Ce fut un succès étourdissant ! Pendant cent représentations tout Paris vint nous entendre. 

Il fallait nous voir, avec nos robes et nos coiffes ! et Guyon, cheffesse d'orchestre ! et Fusier tirant de son cor des bouquets, des lapins ! Tous, enfin, rivalisant d'effets comiques et toujours renouvelés.

Butscha, le dessinateur, a croqué ce mirifique orchestre, et vous pouvez juger de la cocasserie du tableau. Vialla n'a pu trouver place dans l'orchestre des dames de Vienne. Il en est tout désolé ! 

Que voulez-vous !... il a dû avouer qu'en fait d'instrument il ne connaissait que le mirliton et l'orchestration n'en comportait pas.

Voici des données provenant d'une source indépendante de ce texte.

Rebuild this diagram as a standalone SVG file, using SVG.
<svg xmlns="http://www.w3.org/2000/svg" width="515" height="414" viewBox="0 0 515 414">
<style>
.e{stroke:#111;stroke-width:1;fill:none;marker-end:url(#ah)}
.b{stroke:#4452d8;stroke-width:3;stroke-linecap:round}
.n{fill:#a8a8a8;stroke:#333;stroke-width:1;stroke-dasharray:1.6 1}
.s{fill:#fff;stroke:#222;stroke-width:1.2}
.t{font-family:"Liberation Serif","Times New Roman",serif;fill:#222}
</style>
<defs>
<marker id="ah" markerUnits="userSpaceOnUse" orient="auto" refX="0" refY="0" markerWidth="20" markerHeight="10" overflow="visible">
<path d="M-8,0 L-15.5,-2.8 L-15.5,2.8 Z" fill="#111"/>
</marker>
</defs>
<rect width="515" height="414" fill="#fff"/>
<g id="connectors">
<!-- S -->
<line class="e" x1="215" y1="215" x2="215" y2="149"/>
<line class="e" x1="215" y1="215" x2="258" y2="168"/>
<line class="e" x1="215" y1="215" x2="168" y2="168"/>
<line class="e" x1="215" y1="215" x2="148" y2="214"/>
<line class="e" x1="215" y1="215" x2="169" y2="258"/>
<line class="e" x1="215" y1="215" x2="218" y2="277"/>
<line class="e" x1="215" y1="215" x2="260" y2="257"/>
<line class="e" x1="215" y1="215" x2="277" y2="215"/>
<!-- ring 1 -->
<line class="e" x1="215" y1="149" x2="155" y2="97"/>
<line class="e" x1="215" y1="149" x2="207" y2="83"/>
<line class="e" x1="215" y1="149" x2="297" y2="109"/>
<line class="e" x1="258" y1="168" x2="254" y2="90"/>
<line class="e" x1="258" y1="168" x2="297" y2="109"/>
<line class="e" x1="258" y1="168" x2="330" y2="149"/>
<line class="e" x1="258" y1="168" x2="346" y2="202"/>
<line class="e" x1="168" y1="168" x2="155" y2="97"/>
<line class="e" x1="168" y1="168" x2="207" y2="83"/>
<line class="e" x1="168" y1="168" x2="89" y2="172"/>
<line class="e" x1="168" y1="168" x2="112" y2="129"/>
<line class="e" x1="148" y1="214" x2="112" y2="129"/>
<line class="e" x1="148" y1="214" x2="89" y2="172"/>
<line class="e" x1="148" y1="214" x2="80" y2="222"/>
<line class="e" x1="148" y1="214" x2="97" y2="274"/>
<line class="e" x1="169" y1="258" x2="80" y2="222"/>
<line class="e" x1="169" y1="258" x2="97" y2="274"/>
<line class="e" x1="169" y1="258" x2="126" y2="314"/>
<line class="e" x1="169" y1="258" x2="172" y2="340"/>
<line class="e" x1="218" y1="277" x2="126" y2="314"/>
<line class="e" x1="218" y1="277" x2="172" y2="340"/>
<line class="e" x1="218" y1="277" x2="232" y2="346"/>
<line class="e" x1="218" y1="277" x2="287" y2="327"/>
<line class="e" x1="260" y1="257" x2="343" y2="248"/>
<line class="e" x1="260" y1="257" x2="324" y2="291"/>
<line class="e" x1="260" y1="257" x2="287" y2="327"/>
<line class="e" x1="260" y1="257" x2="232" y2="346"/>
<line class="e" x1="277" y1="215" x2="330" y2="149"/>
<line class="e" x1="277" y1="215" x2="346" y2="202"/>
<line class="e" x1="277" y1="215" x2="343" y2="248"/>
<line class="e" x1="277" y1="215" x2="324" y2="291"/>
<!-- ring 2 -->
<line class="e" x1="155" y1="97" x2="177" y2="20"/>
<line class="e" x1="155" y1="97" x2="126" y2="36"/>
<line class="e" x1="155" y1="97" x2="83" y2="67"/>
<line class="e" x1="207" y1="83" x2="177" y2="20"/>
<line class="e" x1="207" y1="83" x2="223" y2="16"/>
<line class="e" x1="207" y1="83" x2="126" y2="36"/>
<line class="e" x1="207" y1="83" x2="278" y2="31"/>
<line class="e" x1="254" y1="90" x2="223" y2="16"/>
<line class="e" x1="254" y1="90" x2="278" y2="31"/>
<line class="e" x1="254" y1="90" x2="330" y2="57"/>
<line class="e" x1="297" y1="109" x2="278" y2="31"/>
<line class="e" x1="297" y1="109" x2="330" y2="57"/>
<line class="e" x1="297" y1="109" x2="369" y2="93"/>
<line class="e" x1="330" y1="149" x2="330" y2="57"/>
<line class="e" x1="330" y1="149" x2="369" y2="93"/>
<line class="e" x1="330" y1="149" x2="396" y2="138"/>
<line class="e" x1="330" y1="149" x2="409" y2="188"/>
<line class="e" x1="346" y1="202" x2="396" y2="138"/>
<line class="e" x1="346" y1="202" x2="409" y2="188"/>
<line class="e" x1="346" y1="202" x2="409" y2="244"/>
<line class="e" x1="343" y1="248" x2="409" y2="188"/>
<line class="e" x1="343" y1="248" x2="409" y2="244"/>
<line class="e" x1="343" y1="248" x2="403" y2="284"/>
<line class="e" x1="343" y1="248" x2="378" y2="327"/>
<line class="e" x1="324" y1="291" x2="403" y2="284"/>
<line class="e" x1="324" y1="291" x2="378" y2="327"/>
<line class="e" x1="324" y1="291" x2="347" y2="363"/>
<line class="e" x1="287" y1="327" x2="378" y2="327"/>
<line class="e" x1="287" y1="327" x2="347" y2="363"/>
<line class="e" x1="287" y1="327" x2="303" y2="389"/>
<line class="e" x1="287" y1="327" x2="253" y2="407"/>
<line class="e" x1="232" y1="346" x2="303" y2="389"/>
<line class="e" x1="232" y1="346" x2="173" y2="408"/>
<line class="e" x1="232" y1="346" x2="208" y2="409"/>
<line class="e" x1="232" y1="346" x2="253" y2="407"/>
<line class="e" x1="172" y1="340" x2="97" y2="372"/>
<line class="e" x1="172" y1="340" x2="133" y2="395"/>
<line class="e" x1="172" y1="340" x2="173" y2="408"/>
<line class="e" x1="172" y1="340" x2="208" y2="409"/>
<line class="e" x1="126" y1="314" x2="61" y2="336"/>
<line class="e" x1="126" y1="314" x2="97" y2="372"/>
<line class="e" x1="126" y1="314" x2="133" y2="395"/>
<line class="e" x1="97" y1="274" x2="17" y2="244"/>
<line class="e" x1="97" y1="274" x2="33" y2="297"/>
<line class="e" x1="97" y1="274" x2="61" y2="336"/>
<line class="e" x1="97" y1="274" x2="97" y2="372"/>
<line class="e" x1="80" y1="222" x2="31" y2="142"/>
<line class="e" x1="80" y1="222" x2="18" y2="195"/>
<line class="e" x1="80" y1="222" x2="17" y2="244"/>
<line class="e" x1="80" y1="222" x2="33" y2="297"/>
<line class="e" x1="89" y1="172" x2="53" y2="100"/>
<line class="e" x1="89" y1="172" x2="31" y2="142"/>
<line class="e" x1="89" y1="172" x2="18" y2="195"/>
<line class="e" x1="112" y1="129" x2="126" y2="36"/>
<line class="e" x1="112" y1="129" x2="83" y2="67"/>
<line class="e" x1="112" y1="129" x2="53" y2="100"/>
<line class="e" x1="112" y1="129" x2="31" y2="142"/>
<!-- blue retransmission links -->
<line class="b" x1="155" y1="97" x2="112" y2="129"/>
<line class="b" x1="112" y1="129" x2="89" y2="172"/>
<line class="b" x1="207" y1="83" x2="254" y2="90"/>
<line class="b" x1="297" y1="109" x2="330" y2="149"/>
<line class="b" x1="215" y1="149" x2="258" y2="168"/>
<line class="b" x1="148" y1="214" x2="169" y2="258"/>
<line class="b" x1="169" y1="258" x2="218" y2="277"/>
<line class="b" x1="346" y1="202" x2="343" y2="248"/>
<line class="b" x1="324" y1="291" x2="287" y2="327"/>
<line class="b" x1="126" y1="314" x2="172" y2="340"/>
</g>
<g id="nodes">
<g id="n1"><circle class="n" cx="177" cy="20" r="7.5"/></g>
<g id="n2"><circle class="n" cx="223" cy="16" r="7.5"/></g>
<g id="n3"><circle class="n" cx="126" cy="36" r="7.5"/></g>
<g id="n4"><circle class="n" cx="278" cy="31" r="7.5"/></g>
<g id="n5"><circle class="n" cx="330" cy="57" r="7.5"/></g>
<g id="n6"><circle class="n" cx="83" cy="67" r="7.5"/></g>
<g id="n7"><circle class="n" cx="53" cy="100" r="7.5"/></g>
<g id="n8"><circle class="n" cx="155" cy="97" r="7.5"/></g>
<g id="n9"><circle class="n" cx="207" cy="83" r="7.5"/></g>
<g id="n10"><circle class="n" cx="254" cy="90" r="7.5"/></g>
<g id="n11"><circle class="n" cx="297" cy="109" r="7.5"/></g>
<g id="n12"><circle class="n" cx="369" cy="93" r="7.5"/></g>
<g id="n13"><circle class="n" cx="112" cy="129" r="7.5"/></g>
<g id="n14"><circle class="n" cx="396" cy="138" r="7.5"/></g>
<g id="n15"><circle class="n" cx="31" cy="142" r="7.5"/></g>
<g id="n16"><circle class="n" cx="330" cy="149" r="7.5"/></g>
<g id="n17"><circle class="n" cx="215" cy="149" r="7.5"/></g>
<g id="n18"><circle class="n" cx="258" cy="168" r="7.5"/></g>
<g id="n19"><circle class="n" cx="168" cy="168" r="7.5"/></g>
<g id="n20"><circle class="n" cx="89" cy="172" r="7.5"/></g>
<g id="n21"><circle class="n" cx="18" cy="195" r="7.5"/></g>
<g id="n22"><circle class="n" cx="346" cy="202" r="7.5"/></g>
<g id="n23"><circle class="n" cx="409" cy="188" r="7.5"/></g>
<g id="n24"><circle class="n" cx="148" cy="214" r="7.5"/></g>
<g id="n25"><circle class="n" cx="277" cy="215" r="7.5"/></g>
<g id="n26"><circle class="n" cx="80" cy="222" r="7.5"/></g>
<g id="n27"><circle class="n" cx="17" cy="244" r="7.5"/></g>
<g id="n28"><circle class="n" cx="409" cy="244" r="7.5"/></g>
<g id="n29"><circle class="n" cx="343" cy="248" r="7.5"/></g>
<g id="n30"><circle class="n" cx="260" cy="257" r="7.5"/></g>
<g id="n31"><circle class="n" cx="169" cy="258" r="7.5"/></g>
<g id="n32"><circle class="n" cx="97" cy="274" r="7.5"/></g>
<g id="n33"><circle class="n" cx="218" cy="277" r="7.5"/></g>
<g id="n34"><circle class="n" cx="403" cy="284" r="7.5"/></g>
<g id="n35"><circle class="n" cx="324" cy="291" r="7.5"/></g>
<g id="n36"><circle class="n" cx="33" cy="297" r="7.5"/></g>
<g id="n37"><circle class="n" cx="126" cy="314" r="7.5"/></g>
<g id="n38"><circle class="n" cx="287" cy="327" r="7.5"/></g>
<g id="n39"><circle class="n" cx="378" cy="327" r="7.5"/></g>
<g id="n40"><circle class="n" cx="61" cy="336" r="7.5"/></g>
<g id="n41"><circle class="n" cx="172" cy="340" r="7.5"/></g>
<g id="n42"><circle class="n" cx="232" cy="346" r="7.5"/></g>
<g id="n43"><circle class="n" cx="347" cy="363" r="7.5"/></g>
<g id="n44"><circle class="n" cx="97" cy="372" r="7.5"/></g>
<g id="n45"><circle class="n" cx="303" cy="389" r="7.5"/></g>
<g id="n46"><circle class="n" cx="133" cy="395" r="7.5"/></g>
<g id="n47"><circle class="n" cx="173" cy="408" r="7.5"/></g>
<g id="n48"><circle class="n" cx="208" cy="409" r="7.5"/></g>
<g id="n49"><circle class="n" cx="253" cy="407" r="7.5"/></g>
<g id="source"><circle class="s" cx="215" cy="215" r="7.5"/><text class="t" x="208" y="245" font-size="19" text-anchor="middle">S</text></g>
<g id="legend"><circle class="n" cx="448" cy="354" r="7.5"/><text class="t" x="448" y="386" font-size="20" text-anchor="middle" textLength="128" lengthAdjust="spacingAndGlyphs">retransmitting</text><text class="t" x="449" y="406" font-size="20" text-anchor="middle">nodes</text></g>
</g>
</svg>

Il vient de se venger en remportant un nouveau grand succès avec une chanson que tous les ateliers vont apprendre et chanteront toujours. 

C'est l'Amour n'a pas de saison, de Georges Baillet (un bon chansonnier, mort trop jeune), musique de Leriche.


Adolphe, l'ancien et excellent comique de l'Eldorado, est malade, sans ressources. On n'a jamais fait appel en vain au cœur des artistes de cafés-concerts, en faveur des confrères dans la gêne. Il peut y avoir entre eux des rivalités grincheuses, des rancunes mesquines, la solidarité n'en est pas ébranlée ; elle s'affirme à toute occasion. 

Nous avons organisé une grande matinée musicale, le 22 mars 1873, à la Gaîté-Montparnasse. La recette a été bonne. 

Tous les camarades de l'Eldorado y ont obtenu leur succès habituel, entre autres une nouvelle pensionnaire, Paula Browns, bonne diseuse et fort jolie fille. Les dames-artistes apportent très souvent un gros atout dans la partie qu'elles veulent jouer. C'est leur beauté, ou leur charme. 

Nous, du sexe... moins beau, nous ne luttons pas avec elles à armes égales.


Il nous faut remplacer par le travail ce que la nature a négligé de nous donner. Le public met vite au premier plan celles qu'il a plaisir à contempler de près. Une bouche peut dire ou chanter médiocrement, elle sera fort écoutée et applaudie, pour peu que les lèvres soient roses comme des cerises et tentent à la cueillette.